* **EXERCISE**: Please quote exactly the opening lines of the data, from the first line to the one where "import * as" appears.

_____

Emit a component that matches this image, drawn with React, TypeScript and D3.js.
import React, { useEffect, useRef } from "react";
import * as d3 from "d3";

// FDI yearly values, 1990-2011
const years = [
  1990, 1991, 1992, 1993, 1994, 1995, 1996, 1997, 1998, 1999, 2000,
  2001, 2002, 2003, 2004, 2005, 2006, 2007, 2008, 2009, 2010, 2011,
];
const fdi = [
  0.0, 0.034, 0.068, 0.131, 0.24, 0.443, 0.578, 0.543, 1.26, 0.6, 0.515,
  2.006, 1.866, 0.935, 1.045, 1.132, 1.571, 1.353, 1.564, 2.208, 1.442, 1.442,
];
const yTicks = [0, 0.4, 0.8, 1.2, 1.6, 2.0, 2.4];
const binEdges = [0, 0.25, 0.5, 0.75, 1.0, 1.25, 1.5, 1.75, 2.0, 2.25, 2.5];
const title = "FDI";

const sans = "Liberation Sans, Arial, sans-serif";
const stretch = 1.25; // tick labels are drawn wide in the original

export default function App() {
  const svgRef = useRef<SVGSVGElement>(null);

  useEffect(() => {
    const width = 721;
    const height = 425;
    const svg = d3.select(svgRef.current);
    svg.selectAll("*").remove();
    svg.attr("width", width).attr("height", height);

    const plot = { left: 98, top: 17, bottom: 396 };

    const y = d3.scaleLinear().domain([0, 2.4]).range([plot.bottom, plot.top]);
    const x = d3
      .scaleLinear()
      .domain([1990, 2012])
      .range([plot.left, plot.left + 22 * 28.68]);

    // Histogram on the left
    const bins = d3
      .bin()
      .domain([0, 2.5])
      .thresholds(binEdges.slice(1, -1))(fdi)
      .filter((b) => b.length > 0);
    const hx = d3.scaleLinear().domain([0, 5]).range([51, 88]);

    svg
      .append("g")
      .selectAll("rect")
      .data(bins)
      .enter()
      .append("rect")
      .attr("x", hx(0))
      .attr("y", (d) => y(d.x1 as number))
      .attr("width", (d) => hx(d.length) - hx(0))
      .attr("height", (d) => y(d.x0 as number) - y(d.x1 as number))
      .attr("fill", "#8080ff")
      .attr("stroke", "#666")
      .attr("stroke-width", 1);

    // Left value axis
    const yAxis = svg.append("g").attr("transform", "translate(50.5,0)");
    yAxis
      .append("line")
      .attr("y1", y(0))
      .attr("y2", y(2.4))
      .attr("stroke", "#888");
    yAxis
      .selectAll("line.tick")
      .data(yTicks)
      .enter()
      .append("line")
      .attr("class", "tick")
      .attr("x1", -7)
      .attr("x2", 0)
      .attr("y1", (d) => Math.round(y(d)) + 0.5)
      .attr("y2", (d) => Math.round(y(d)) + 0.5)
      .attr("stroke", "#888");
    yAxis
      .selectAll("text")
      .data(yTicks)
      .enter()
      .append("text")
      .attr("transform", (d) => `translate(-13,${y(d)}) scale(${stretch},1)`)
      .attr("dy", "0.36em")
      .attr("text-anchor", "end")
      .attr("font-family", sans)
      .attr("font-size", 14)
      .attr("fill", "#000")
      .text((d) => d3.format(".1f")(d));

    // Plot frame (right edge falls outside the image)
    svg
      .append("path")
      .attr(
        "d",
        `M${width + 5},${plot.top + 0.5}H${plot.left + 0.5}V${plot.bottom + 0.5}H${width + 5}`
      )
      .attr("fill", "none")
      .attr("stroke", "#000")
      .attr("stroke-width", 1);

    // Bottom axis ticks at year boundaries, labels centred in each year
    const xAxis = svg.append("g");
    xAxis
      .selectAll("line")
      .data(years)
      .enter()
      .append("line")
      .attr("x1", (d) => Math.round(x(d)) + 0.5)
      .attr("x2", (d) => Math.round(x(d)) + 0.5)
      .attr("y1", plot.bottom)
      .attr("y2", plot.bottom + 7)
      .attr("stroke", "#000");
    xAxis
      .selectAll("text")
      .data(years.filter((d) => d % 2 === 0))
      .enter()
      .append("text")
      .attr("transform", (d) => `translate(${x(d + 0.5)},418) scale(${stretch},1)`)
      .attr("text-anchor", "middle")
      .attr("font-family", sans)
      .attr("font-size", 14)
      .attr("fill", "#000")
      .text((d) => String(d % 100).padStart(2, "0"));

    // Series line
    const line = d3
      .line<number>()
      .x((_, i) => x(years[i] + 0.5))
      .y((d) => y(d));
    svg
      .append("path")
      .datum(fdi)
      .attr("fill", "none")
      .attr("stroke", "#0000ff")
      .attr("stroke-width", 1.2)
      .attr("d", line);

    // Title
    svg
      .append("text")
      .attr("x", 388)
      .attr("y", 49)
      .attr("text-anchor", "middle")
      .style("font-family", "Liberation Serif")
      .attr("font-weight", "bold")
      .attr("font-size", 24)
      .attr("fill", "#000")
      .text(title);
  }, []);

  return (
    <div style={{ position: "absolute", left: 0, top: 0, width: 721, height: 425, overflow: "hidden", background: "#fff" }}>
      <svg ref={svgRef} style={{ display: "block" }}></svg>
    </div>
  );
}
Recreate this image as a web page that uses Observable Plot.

_____

* **WORKED ANSWER**:
Emit a component that matches this image, drawn with React, TypeScript and D3.js.
import React, { useEffect, useRef } from "react";
import * as d3 from "d3";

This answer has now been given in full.